As appears, this return made no allusion to any corporate officer or agent of the defendant “Brockton Mercantile Company,” and did not recite- that the person served (A. M. Brock) was an officer or agent of the defendant corporation.
[4] After decree pro confesso taken against appellant, as well as other respondents, the complainant amended her bill; and, failing answer by appellant and its correspondents, decrees pro confesso were taken; and on final submission final decree in complainant’s favor was rendered. The only notice undertaken to be given of this amendment of the bill was that authorized by Code, § 3133, and Chancery Rules 40, 44. The act approved September 22, 1915 (Gen.

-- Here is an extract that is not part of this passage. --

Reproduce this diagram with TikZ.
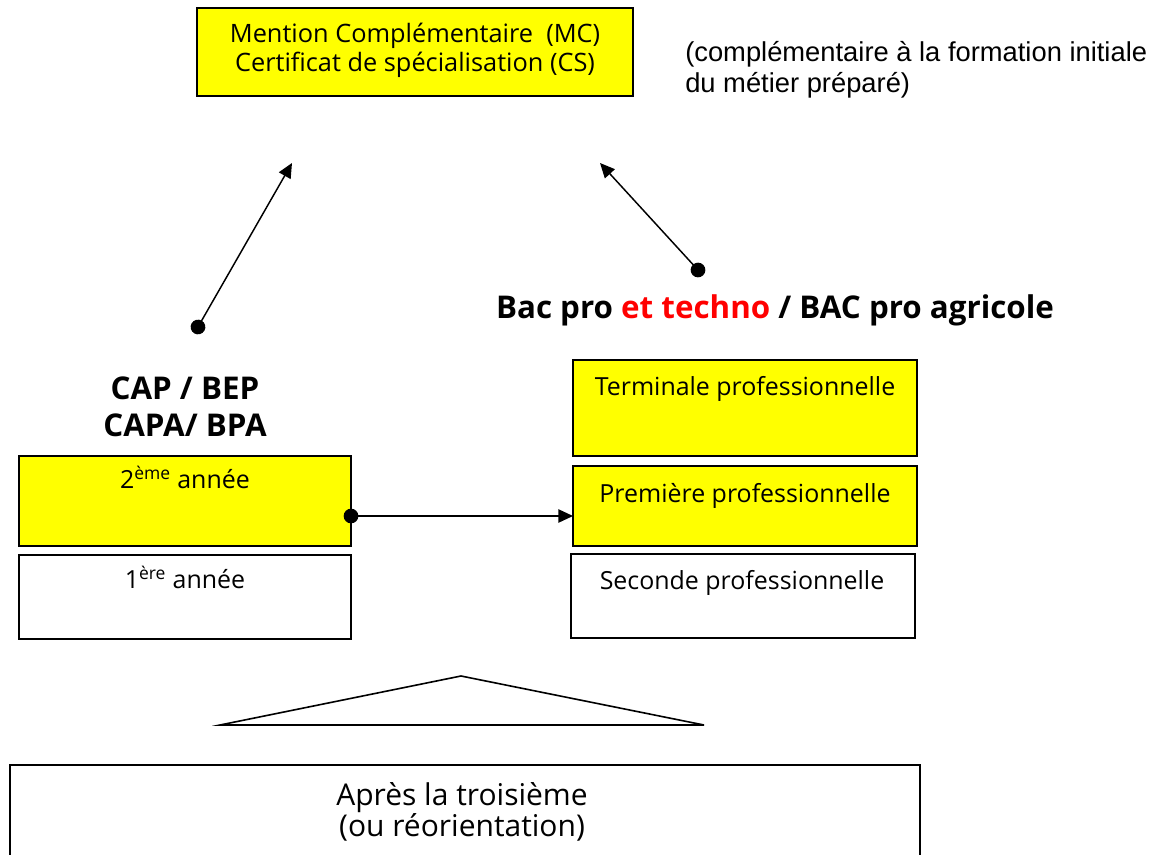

Acts, p. 706), superseded the regulations made by Code,' § 3133, and Chancery Rules 40 and 44 in so far as they were inconsistent with provisions of the general act of 1915. The notice prescribed in the act of 1915 is a prerequisite to a decree pro confesso on an amended bill against any defendant, whether answering theretofore or not. The notice required by the act of 1915 of the amendment of complainant’s bill was not given; hence, the decree pro confesso was premature and erroneous. The express language of the act of 1915 refers to and imposes its rule upon “all amendments” within its purview; and the amendment made by this complainant was subject thereto.
For this reason the decree’is affected with error. It is reversed, and the cause is remanded.
Reversed and remanded.
ANDERSON, C. J., and SOMERVILLE and THOMAS, JJ., concur.